EXCERPTED RECORDS
::::::::::

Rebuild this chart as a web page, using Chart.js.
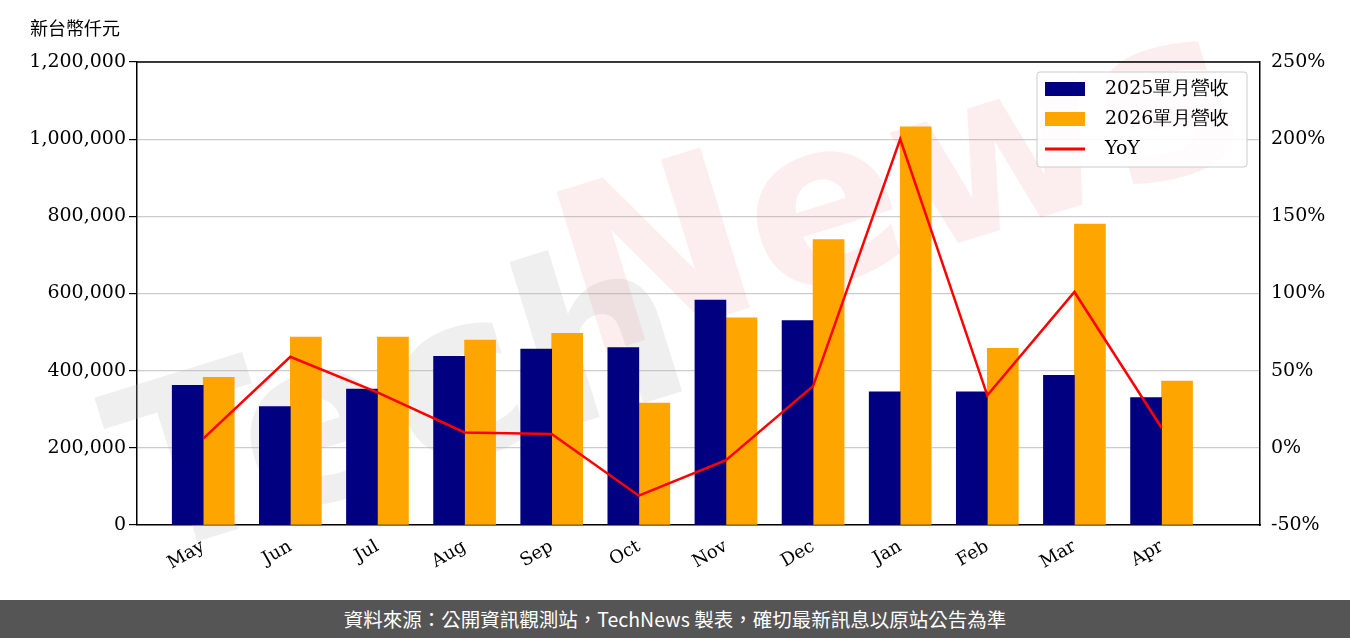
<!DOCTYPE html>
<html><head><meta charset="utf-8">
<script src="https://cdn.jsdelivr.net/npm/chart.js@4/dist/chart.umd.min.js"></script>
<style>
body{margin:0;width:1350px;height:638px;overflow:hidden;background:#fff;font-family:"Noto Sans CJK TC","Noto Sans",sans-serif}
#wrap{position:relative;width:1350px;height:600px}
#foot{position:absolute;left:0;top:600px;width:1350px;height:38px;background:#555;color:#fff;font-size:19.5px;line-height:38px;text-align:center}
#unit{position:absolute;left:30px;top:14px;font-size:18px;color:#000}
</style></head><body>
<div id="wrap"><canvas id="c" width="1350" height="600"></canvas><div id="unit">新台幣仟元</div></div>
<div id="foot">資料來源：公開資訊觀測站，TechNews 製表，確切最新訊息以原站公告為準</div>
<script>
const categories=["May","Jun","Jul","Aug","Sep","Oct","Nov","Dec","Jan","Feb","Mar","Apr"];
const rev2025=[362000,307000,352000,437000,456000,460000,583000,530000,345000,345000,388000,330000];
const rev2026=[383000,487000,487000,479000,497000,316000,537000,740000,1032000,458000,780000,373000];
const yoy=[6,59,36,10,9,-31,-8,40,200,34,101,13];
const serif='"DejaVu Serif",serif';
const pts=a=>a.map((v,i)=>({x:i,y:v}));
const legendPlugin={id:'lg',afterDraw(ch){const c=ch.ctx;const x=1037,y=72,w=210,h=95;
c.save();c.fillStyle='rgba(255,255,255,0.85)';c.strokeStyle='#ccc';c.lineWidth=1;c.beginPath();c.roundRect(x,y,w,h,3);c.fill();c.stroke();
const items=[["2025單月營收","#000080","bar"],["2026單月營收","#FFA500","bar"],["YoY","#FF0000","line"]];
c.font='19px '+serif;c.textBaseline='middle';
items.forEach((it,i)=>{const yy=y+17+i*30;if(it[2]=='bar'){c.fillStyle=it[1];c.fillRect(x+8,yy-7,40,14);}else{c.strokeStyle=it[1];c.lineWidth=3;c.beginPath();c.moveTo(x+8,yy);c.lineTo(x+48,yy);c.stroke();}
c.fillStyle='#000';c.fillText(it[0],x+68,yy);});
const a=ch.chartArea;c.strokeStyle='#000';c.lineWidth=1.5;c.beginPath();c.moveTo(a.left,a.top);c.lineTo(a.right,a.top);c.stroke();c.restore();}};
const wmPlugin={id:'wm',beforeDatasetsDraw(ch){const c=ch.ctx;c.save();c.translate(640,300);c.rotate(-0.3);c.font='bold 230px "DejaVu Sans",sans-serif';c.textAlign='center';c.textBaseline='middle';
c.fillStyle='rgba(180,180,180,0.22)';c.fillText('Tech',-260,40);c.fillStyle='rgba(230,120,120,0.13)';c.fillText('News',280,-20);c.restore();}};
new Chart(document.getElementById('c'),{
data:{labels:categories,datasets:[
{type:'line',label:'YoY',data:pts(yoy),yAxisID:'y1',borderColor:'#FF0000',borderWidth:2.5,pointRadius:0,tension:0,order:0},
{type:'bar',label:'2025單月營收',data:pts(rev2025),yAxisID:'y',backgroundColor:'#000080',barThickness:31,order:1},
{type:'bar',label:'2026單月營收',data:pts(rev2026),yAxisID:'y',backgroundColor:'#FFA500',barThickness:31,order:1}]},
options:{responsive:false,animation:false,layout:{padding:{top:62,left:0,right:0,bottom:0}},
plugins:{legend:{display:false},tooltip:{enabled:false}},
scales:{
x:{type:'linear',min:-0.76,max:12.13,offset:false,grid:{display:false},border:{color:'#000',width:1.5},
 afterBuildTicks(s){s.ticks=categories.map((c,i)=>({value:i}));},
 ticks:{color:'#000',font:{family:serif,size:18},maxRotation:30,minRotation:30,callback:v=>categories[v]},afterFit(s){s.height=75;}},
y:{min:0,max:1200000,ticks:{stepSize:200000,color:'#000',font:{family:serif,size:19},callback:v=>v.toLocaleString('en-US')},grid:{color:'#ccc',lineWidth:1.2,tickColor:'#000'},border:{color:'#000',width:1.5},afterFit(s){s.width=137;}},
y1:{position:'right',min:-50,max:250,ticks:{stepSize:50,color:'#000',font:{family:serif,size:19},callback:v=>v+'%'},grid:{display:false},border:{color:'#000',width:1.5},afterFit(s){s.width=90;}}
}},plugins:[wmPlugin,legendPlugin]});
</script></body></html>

::::::::::

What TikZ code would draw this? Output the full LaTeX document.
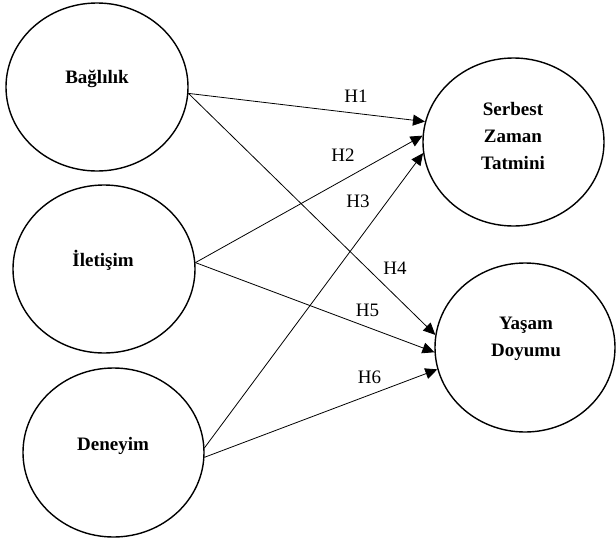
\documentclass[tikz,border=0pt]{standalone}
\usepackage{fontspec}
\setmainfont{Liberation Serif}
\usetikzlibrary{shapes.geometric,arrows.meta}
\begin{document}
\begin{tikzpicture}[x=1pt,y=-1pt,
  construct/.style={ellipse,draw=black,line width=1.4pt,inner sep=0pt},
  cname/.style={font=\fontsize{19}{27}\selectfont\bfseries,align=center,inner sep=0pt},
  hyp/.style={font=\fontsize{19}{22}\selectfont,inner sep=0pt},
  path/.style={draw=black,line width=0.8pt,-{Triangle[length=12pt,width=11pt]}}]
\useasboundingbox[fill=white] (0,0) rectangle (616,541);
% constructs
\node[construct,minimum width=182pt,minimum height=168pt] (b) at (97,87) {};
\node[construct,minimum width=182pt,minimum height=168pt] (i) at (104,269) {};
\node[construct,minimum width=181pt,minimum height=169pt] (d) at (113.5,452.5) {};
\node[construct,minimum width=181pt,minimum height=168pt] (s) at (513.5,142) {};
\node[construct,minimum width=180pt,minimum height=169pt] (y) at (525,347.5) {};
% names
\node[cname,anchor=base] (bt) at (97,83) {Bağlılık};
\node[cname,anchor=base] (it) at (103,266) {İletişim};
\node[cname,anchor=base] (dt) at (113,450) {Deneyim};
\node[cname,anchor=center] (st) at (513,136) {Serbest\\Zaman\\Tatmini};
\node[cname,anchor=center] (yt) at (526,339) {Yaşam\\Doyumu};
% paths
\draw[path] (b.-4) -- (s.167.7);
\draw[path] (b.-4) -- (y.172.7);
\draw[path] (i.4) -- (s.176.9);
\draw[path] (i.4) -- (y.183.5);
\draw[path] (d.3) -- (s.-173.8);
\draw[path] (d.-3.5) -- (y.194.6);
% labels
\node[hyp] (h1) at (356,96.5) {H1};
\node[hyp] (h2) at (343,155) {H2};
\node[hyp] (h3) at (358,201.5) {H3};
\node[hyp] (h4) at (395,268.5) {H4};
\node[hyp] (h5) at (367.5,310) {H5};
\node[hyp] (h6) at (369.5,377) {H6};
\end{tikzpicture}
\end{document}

::::::::::

GIVEN REQUEST
Copy each line that contains the word "this".

TASK ANSWER
Rebuild this chart as a web page, using Chart.js.
What TikZ code would draw this? Output the full LaTeX document.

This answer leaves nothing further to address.